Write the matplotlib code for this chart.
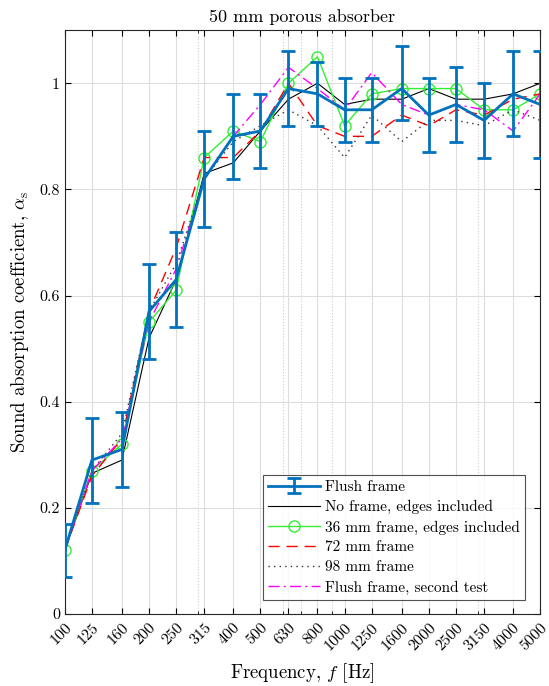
import matplotlib
matplotlib.use("Agg")
import matplotlib.pyplot as plt
from matplotlib.ticker import FixedLocator, LogLocator, NullFormatter, FixedFormatter

plt.rcParams['font.family'] = ['cmr10']
plt.rcParams['mathtext.fontset'] = 'cm'
plt.rcParams['axes.unicode_minus'] = False
plt.rcParams['axes.formatter.use_mathtext'] = True

freqs = [100, 125, 160, 200, 250, 315, 400, 500, 630, 800, 1000, 1250, 1600, 2000, 2500, 3150, 4000, 5000]
freq_labels = [str(f) for f in freqs]

flush = [0.12, 0.29, 0.31, 0.57, 0.63, 0.82, 0.90, 0.91, 0.99, 0.98, 0.95, 0.95, 0.99, 0.94, 0.96, 0.93, 0.98, 0.96]
flush_lo = [0.07, 0.21, 0.24, 0.48, 0.54, 0.73, 0.82, 0.84, 0.92, 0.92, 0.89, 0.89, 0.93, 0.87, 0.89, 0.86, 0.90, 0.86]
flush_hi = [0.17, 0.37, 0.38, 0.66, 0.72, 0.91, 0.98, 0.98, 1.06, 1.04, 1.01, 1.01, 1.07, 1.01, 1.03, 1.00, 1.06, 1.06]
no_frame = [0.12, 0.265, 0.29, 0.52, 0.63, 0.83, 0.85, 0.91, 0.97, 1.00, 0.96, 0.97, 0.97, 0.99, 0.97, 0.97, 0.98, 1.00]
frame36 = [0.12, 0.27, 0.32, 0.55, 0.61, 0.86, 0.91, 0.89, 1.00, 1.05, 0.92, 0.98, 0.99, 0.99, 0.99, 0.95, 0.95, 0.98]
frame72 = [0.12, 0.26, 0.33, 0.57, 0.69, 0.86, 0.86, 0.91, 1.00, 0.92, 0.90, 0.90, 0.94, 0.92, 0.95, 0.94, 0.97, 0.98]
frame98 = [0.12, 0.27, 0.34, 0.57, 0.66, 0.82, 0.89, 0.92, 0.95, 0.92, 0.86, 0.94, 0.89, 0.93, 0.93, 0.92, 0.95, 0.93]
flush2 = [0.12, 0.27, 0.33, 0.55, 0.65, 0.82, 0.90, 0.96, 1.03, 0.99, 0.95, 1.02, 0.96, 0.94, 0.96, 0.95, 0.91, 0.98]

fig = plt.figure(figsize=(5.49, 6.86), dpi=100)
ax = fig.add_axes([0.118, 0.105, 0.866, 0.851])

yerr = [[v - lo for v, lo in zip(flush, flush_lo)], [hi - v for v, hi in zip(flush, flush_hi)]]
h0 = ax.errorbar(freqs, flush, yerr=yerr, color='#0072BD', lw=2, elinewidth=2, capsize=5, capthick=2,
                 label='Flush frame', zorder=3)
h1, = ax.plot(freqs, no_frame, color='black', lw=0.8, label='No frame, edges included')
h2, = ax.plot(freqs, frame36, color='#33ee33', lw=1, marker='o', markersize=8, markerfacecolor='none',
              markeredgecolor='#33ee33', label='36 mm frame, edges included')
h3, = ax.plot(freqs, frame72, color='red', lw=1, dashes=(8, 5), label='72 mm frame')
h4, = ax.plot(freqs, frame98, color='#333333', lw=1, linestyle=(0, (1, 3)), label='98 mm frame')
h5, = ax.plot(freqs, flush2, color='magenta', lw=1, linestyle=(0, (8, 3, 1.5, 3)), label='Flush frame, second test')

ax.set_xscale('log')
ax.set_xlim(100, 5000)
ax.set_ylim(0, 1.1)
ax.xaxis.set_major_locator(FixedLocator(freqs))
ax.xaxis.set_major_formatter(FixedFormatter(freq_labels))
ax.xaxis.set_minor_locator(LogLocator(base=10, subs=range(2, 10)))
ax.xaxis.set_minor_formatter(NullFormatter())
ax.set_yticks([0, 0.2, 0.4, 0.6, 0.8, 1.0])
ax.set_yticklabels(['0', '0.2', '0.4', '0.6', '0.8', '1'])
for lab in ax.get_xticklabels():
    lab.set_rotation(45)
    lab.set_ha('right')
    lab.set_va('top')
    lab.set_rotation_mode('anchor')
ax.tick_params(which='both', direction='in', top=True, right=True, labelsize=11.5)
ax.tick_params(which='major', length=4)
ax.tick_params(which='minor', length=2.5)
ax.tick_params(axis='x', which='major', pad=5)
ax.grid(True, which='major', color='#dddddd', lw=0.8)
ax.grid(True, which='minor', axis='x', color='#cccccc', lw=0.8, linestyle=':')
ax.set_axisbelow(True)
for s in ax.spines.values():
    s.set_color('#262626')
    s.set_linewidth(0.8)

ax.set_title('50 mm porous absorber', fontsize=13)
ax.set_xlabel('Frequency, $f$ [Hz]', fontsize=13.5, labelpad=6)
ax.set_ylabel(r'Sound absorption coefficient, $\alpha_\mathrm{s}$', fontsize=13.5, labelpad=6)

leg = ax.legend([h0, h1, h2, h3, h4, h5],
                ['Flush frame', 'No frame, edges included', '36 mm frame, edges included',
                 '72 mm frame', '98 mm frame', 'Flush frame, second test'],
                loc='lower right', bbox_to_anchor=(0.968, 0.024), borderaxespad=0, fontsize=11,
                frameon=True, fancybox=False, edgecolor='#262626', handlelength=3.4,
                handletextpad=0.3, labelspacing=0.4, borderpad=0.35)
leg.get_frame().set_linewidth(0.8)

fig.savefig('out.png', dpi=100)
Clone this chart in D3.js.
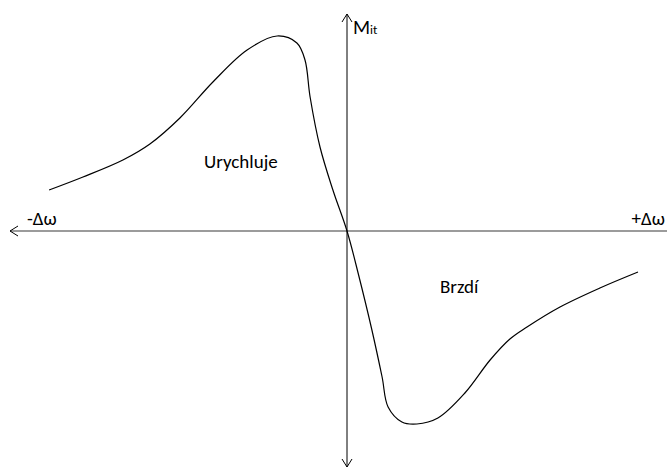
<!DOCTYPE html>
<html>
<head>
<meta charset="utf-8">
<script src="https://cdn.jsdelivr.net/npm/d3@7/dist/d3.min.js"></script>
<style>
  html, body { margin: 0; padding: 0; background: #fff; }
  text { font-family: Carlito, "Open Sans", "Noto Sans", sans-serif; fill: #000; }
</style>
</head>
<body>
<svg id="chart" width="667" height="470"></svg>
<script>
// Torque vs. slip deviation curve (normalised units)
const slip   = [-0.993, -0.88, -0.747, -0.657, -0.557, -0.447, -0.333, -0.233, -0.167, -0.14, -0.123, -0.09, -0.047, 0,
                0.037, 0.083, 0.117, 0.137, 0.183, 0.233, 0.303, 0.393, 0.477, 0.543, 0.6, 0.71, 0.843, 0.97];
const torque = [0.205, 0.27, 0.355, 0.435, 0.565, 0.745, 0.905, 0.975, 0.94, 0.855, 0.67, 0.42, 0.205, 0,
                -0.21, -0.495, -0.73, -0.88, -0.955, -0.965, -0.935, -0.81, -0.645, -0.54, -0.48, -0.38, -0.285, -0.205];
const axisLabels   = ["-Δω", "+Δω"];
const regionLabels = ["Urychluje", "Brzdí"];

const svg = d3.select("#chart");
const x = d3.scaleLinear().domain([-1, 1]).range([47, 647]);
const y = d3.scaleLinear().domain([-1, 1]).range([431, 31]);

const x0 = x(0), y0 = y(0);

// horizontal axis (slip)
svg.append("line")
  .attr("x1", 10).attr("x2", 667).attr("y1", y0).attr("y2", y0)
  .attr("stroke", "#7a7a7a").attr("stroke-width", 1.3);
svg.append("path")
  .attr("d", `M${18},${y0 - 5}L${10},${y0}L${18},${y0 + 5}`)
  .attr("fill", "none").attr("stroke", "#000").attr("stroke-width", 1);

// vertical axis (torque)
svg.append("line")
  .attr("x1", x0).attr("x2", x0).attr("y1", 14).attr("y2", 467)
  .attr("stroke", "#000").attr("stroke-width", 1);
svg.append("path")
  .attr("d", `M${x0 - 5},${22}L${x0},${14}L${x0 + 5},${22}`)
  .attr("fill", "none").attr("stroke", "#000").attr("stroke-width", 1);
svg.append("path")
  .attr("d", `M${x0 - 5},${459}L${x0},${467}L${x0 + 5},${459}`)
  .attr("fill", "none").attr("stroke", "#000").attr("stroke-width", 1);

// characteristic curve
const pts = slip.map((s, i) => [s, torque[i]]);
svg.append("path")
  .datum(pts)
  .attr("d", d3.line().x(d => x(d[0])).y(d => y(d[1])).curve(d3.curveCatmullRom.alpha(0.5)))
  .attr("fill", "none").attr("stroke", "#000").attr("stroke-width", 1.2);

// labels
svg.append("text").attr("x", 27).attr("y", 225).attr("font-size", 19).text(axisLabels[0]);
svg.append("text").attr("x", 665).attr("y", 225).attr("text-anchor", "end").attr("font-size", 19).text(axisLabels[1]);
svg.append("text").attr("x", 204).attr("y", 168).attr("font-size", 19).text(regionLabels[0]);
svg.append("text").attr("x", 440).attr("y", 293).attr("font-size", 19).text(regionLabels[1]);

const m = svg.append("text").attr("x", 353).attr("y", 34);
m.append("tspan").attr("font-size", 20).text("M");
m.append("tspan").attr("font-size", 13).text("it");
</script>
</body>
</html>
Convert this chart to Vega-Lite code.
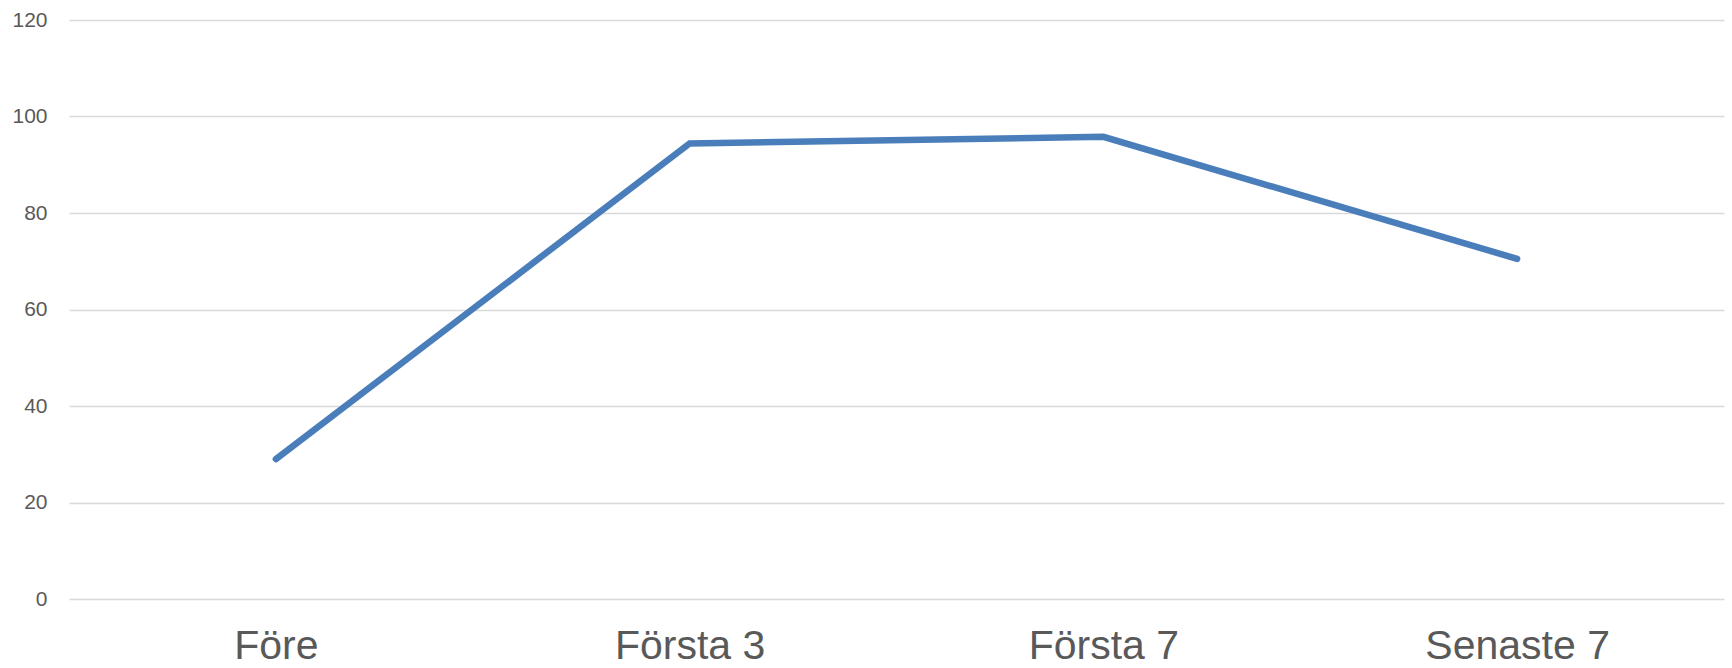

──────

▸ Exercise task:
Determine how many lines in the listing above hold the string "chart", then write only the number.

▸ Result for this exercise:
5